=== Supplied material ===

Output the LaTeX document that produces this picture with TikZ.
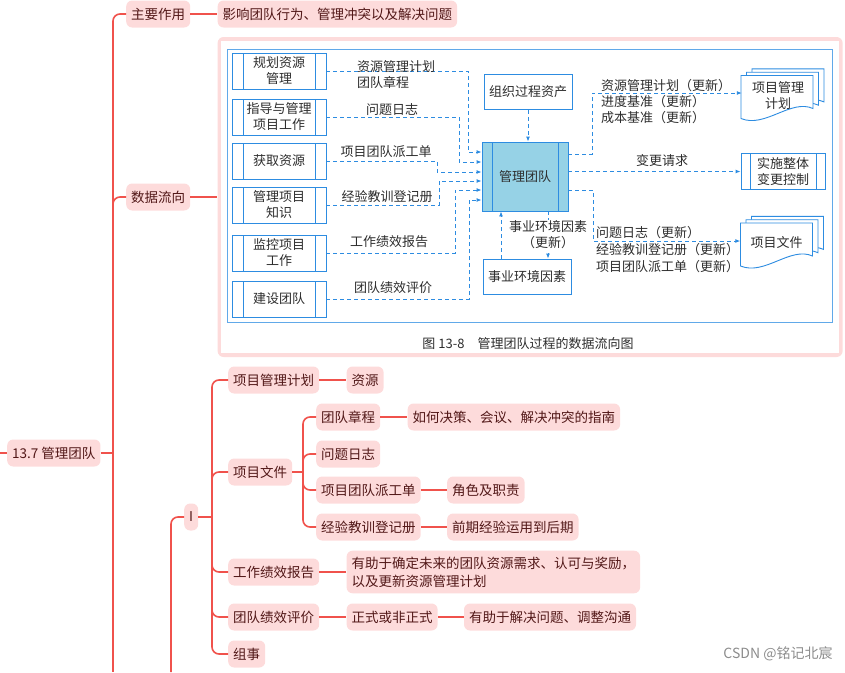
\documentclass[tikz,border=0pt]{standalone}
\usepackage{fontspec}
\setmainfont{Noto Sans CJK SC}
\usetikzlibrary{positioning,arrows.meta}
\definecolor{linkred}{RGB}{240,82,76}
\definecolor{nodepink}{RGB}{253,219,219}
\definecolor{nodetext}{RGB}{82,24,24}
\definecolor{figblue}{RGB}{45,140,225}
\definecolor{boxfill}{RGB}{150,210,230}
\definecolor{figtext}{RGB}{45,45,45}
\newcommand{\docsheet}[2]{\draw[figblue, line width=0.9pt, fill=white] (#1-36,#2-21) -- (#1+36,#2-21) -- (#1+36,#2+12) .. controls (#1+14,#2+2) and (#1-12,#2+32) .. (#1-36,#2+22) -- cycle;}
\newcommand{\docstack}[2]{\docsheet{#1+11}{#2-6.6}\docsheet{#1+5.5}{#2-3.3}\docsheet{#1}{#2}}
\begin{document}
\begin{tikzpicture}[x=1pt, y=-1pt,
  mm/.style={fill=nodepink, rounded corners=6pt, text=nodetext, font=\fontsize{13.5}{18}\selectfont, minimum height=27pt, inner xsep=5pt, inner ysep=3pt},
  link/.style={draw=linkred, line width=1.6pt, rounded corners=7pt},
  fig/.style={font=\fontsize{13}{16}\selectfont, text=figtext},
  box/.style={fig, draw=figblue, line width=0.9pt, fill=white, align=center, minimum width=88pt, minimum height=35pt},
  proc/.style={box, minimum width=94pt, minimum height=36pt, path picture={\draw[figblue, line width=0.9pt] ([xshift=#1]path picture bounding box.north west) -- ([xshift=#1]path picture bounding box.south west) ([xshift=-#1]path picture bounding box.north east) -- ([xshift=-#1]path picture bounding box.south east);}},
  proc/.default=11pt,
  flow/.style={draw=figblue, line width=0.9pt, dash pattern=on 4pt off 3pt, -{Latex[length=5pt,width=4pt]}}]
\useasboundingbox (0,0) rectangle (845,672);

\node[mm, anchor=west] (root) at (7,453) {13.7 管理团队};
\node[mm, anchor=west] (role) at (126,14) {主要作用};
\node[mm, right=27pt of role] (roletxt) {影响团队行为、管理冲突以及解决问题};
\node[mm, anchor=west] (dir) at (126,197) {数据流向};
\node[fill=nodepink, rounded corners=6pt, minimum width=625pt, minimum height=320pt, right=27pt of dir] (img) {};
\fill[white] ([shift={(4pt,-4pt)}]img.north west) rectangle ([shift={(-4pt,4pt)}]img.south east);

\node[mm, anchor=west] (I) at (184,517) {I};
\node[mm, anchor=west] (pmp) at (228,380) {项目管理计划};
\node[mm, right=27pt of pmp] (res) {资源};
\node[mm, anchor=west] (pd) at (228,472) {项目文件};
\node[mm, anchor=west] (tc) at (316,417) {团队章程};
\node[mm, right=27pt of tc] (guide) {如何决策、会议、解决冲突的指南};
\node[mm, anchor=west] (il) at (316,454) {问题日志};
\node[mm, anchor=west] (ta) at (316,490) {项目团队派工单};
\node[mm, right=26pt of ta] (rr) {角色及职责};
\node[mm, anchor=west] (ll) at (316,527) {经验教训登记册};
\node[mm, right=26pt of ll] (prior) {前期经验运用到后期};
\node[mm, anchor=west] (wpr) at (228,572) {工作绩效报告};
\node[mm, right=27pt of wpr, align=left, inner ysep=6pt] (help) {有助于确定未来的团队资源需求、认可与奖励，\\以及更新资源管理计划};
\node[mm, anchor=west] (tpa) at (228,617) {团队绩效评价};
\node[mm, right=27pt of tpa] (formal) {正式或非正式};
\node[mm, right=26pt of formal] (solve) {有助于解决问题、调整沟通};
\node[mm, anchor=west] (org) at (228,654) {组事};

\coordinate (up) at (0,453);
\coordinate (rt) at (113,453);
\coordinate (rbot) at (113,672);
\coordinate (ibot) at (171,672);
\coordinate (it) at (212,517);
\coordinate (pt) at (303,472);
\draw[link] (up) -- (root.west);
\draw[link] (root.east) -- (rt);
\draw[link] (rt) |- (role.west);
\draw[link] (rt) |- (dir.west);
\draw[link] (rt) -- (rbot);
\draw[link] (role) -- (roletxt);
\draw[link] (dir) -- (img);
\draw[link] (ibot) |- (I.west);
\draw[link] (I.east) -- (it);
\foreach \n in {pmp,pd,wpr,tpa,org}
  \draw[link] (it) |- (\n.west);
\draw[link] (pd.east) -- (pt);
\foreach \n in {tc,il,ta,ll}
  \draw[link] (pt) |- (\n.west);
\draw[link] (pmp) -- (res);
\draw[link] (tc) -- (guide);
\draw[link] (ta) -- (rr);
\draw[link] (ll) -- (prior);
\draw[link] (wpr) -- (help);
\draw[link] (tpa) -- (formal);
\draw[link] (formal) -- (solve);

\draw[figblue!75, line width=0.9pt] (227,49) rectangle (832,322);
\node[proc] (plan) at (279,71) {规划资源\\管理};
\node[proc] (direct) at (279,117) {指导与管理\\项目工作};
\node[proc] (acq) at (279,161) {获取资源};
\node[proc] (kn) at (279,205) {管理项目\\知识};
\node[proc] (mon) at (279,253) {监控项目\\工作};
\node[proc] (dev) at (279,299) {建设团队};
\node[proc=10pt, fill=boxfill, minimum width=86pt, minimum height=69pt] (mt) at (525,176.5) {管理团队};
\node[box] (opa) at (528,92) {组织过程资产};
\node[box] (eef) at (527,276.5) {事业环境因素};
\node[proc=9pt, minimum width=84pt] (icc) at (783,171.5) {实施整体\\变更控制};
\docstack{777}{96.5}
\node[fig, align=center, minimum width=72pt] (pmpdoc) at (778,95.5) {项目管理\\计划};
\docstack{776.5}{244}
\node[fig, minimum width=72pt] (pdoc) at (776.5,243) {项目文件};

\draw[flow] (plan.east) -- ++(142,0) |- ([yshift=24.5pt]mt.west);
\draw[flow] (direct.east) -- ++(133,0) |- ([yshift=14.5pt]mt.west);
\draw[flow] (acq.east) -- ++(111,0) |- ([yshift=4.5pt]mt.west);
\draw[flow] (kn.east) -- ++(113,0) |- ([yshift=-4.5pt]mt.west);
\draw[flow] (mon.east) -- ++(129,0) |- ([yshift=-13.5pt]mt.west);
\draw[flow] (dev.east) -- ++(143,0) |- ([yshift=-23.5pt]mt.west);
\node[fig, anchor=west, align=left, inner sep=0pt] (l1) at (357,75) {资源管理计划\\团队章程};
\node[fig, inner sep=0pt] (l2) at (392,110) {问题日志};
\node[fig, inner sep=0pt] (l3) at (386,152) {项目团队派工单};
\node[fig, inner sep=0pt] (l4) at (387,197) {经验教训登记册};
\node[fig, inner sep=0pt] (l5) at (389,242) {工作绩效报告};
\node[fig, inner sep=0pt] (l6) at (393,288) {团队绩效评价};

\draw[flow] (opa.south) -- (opa.south |- mt.north);
\coordinate (e1) at ([xshift=-26pt]eef.north);
\coordinate (m1) at ([xshift=23pt]mt.south);
\draw[flow] (e1) -- (e1 |- mt.south);
\draw[flow] (m1) -- node[fig, fill=white, inner sep=1pt, align=center] (l7) {事业环境因素\\（更新）} (m1 |- eef.north);

\draw[flow] ([yshift=22.5pt]mt.east) -- ++(24,0) |- ([yshift=2.5pt]pmpdoc.west);
\draw[flow] ([yshift=5pt]mt.east) -- (icc.west);
\draw[flow] ([yshift=-13.5pt]mt.east) -- ++(25,0) |- ([yshift=2pt]pdoc.west);
\node[fig, anchor=west, align=left, inner sep=0pt] (l8) at (601,102) {资源管理计划（更新）\\进度基准（更新）\\成本基准（更新）};
\node[fig, inner sep=0pt] (l9) at (662,161) {变更请求};
\node[fig, anchor=west, align=left, inner sep=0pt, font=\fontsize{13}{17}\selectfont] (l10) at (596,250) {问题日志（更新）\\经验教训登记册（更新）\\项目团队派工单（更新）};
\node[fig] (cap) at (528,344) {图 13-8\quad 管理团队过程的数据流向图};

\node[text=black!45, font=\fontsize{14}{16}\selectfont] (mark) at (778,654) {CSDN @铭记北宸};
\end{tikzpicture}
\end{document}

===

### Work to do:
The lines from the top of the data above through the one holding "(0,0) rectangle (845,672);" are to be repeated exactly, and only those, with no pictures.

### The reply:
Output the LaTeX document that produces this picture with TikZ.
\documentclass[tikz,border=0pt]{standalone}
\usepackage{fontspec}
\setmainfont{Noto Sans CJK SC}
\usetikzlibrary{positioning,arrows.meta}
\definecolor{linkred}{RGB}{240,82,76}
\definecolor{nodepink}{RGB}{253,219,219}
\definecolor{nodetext}{RGB}{82,24,24}
\definecolor{figblue}{RGB}{45,140,225}
\definecolor{boxfill}{RGB}{150,210,230}
\definecolor{figtext}{RGB}{45,45,45}
\newcommand{\docsheet}[2]{\draw[figblue, line width=0.9pt, fill=white] (#1-36,#2-21) -- (#1+36,#2-21) -- (#1+36,#2+12) .. controls (#1+14,#2+2) and (#1-12,#2+32) .. (#1-36,#2+22) -- cycle;}
\newcommand{\docstack}[2]{\docsheet{#1+11}{#2-6.6}\docsheet{#1+5.5}{#2-3.3}\docsheet{#1}{#2}}
\begin{document}
\begin{tikzpicture}[x=1pt, y=-1pt,
  mm/.style={fill=nodepink, rounded corners=6pt, text=nodetext, font=\fontsize{13.5}{18}\selectfont, minimum height=27pt, inner xsep=5pt, inner ysep=3pt},
  link/.style={draw=linkred, line width=1.6pt, rounded corners=7pt},
  fig/.style={font=\fontsize{13}{16}\selectfont, text=figtext},
  box/.style={fig, draw=figblue, line width=0.9pt, fill=white, align=center, minimum width=88pt, minimum height=35pt},
  proc/.style={box, minimum width=94pt, minimum height=36pt, path picture={\draw[figblue, line width=0.9pt] ([xshift=#1]path picture bounding box.north west) -- ([xshift=#1]path picture bounding box.south west) ([xshift=-#1]path picture bounding box.north east) -- ([xshift=-#1]path picture bounding box.south east);}},
  proc/.default=11pt,
  flow/.style={draw=figblue, line width=0.9pt, dash pattern=on 4pt off 3pt, -{Latex[length=5pt,width=4pt]}}]
\useasboundingbox (0,0) rectangle (845,672);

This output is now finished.